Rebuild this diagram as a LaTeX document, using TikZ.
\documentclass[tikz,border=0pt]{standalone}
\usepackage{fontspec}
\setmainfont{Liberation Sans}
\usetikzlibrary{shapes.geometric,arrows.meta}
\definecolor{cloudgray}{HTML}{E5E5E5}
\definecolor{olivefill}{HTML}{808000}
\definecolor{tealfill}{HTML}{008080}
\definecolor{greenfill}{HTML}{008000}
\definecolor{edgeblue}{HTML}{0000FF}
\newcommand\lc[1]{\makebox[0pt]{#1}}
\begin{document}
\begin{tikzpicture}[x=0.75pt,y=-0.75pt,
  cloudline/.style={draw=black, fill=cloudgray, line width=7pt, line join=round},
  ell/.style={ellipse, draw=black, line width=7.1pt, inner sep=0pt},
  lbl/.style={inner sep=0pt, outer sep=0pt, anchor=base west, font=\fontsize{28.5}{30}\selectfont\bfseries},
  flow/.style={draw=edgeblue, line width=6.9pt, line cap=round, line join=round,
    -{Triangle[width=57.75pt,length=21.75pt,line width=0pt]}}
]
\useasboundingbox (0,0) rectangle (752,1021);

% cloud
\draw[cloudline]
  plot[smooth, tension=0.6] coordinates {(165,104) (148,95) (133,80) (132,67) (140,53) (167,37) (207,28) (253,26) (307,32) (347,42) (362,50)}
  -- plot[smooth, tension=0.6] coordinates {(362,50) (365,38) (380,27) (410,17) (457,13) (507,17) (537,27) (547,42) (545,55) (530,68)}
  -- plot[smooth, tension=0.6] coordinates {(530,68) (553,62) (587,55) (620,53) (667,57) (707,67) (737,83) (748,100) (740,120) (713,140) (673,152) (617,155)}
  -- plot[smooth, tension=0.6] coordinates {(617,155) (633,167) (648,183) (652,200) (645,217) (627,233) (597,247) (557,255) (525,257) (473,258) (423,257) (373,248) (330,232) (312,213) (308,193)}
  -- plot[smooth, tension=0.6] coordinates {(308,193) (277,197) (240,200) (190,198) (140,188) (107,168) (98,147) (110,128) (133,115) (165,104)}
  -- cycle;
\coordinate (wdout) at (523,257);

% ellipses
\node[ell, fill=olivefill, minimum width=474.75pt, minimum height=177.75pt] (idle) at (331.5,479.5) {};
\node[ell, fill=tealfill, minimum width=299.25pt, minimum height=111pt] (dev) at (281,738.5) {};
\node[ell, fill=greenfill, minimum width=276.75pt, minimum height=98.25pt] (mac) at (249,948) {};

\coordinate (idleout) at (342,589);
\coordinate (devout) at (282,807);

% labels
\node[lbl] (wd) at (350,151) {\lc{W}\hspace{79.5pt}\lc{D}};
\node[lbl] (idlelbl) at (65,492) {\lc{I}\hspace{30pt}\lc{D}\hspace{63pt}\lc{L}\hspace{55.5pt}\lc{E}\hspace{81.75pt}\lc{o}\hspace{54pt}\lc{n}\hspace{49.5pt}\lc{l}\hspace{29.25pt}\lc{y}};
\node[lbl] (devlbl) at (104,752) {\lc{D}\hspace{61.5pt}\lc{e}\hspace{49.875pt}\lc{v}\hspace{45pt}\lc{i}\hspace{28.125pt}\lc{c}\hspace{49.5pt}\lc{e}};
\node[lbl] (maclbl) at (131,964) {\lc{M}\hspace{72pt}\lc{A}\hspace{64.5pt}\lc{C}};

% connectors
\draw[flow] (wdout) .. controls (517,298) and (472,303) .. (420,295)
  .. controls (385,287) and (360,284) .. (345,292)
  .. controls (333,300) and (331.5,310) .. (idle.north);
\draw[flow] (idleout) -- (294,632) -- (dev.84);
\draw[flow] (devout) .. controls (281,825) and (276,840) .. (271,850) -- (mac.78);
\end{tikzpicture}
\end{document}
★ ★ ★
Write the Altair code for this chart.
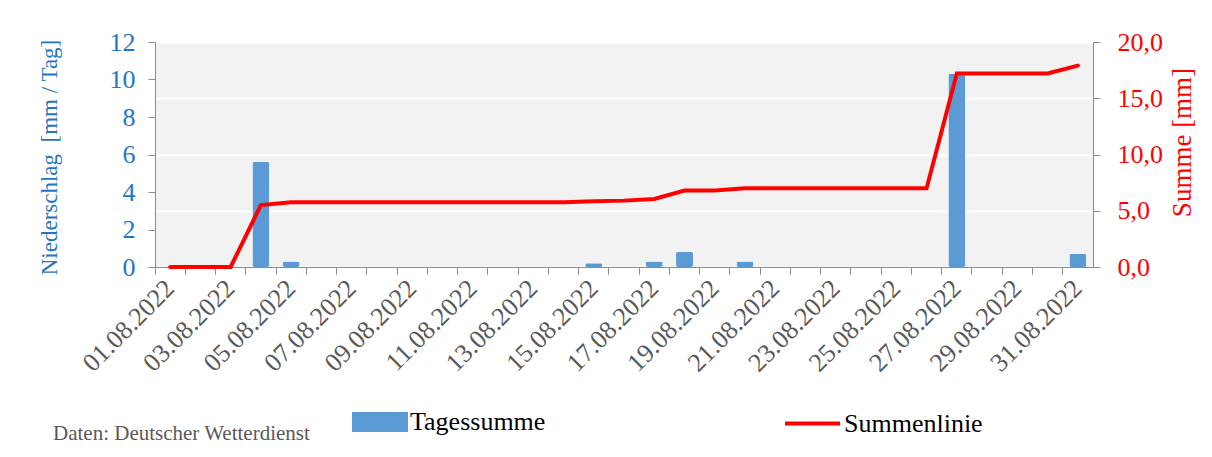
★ ★ ★
### Given instruction
Filter the entries and copy out every line with the word "this".

### Output
Rebuild this diagram as a LaTeX document, using TikZ.
Write the Altair code for this chart.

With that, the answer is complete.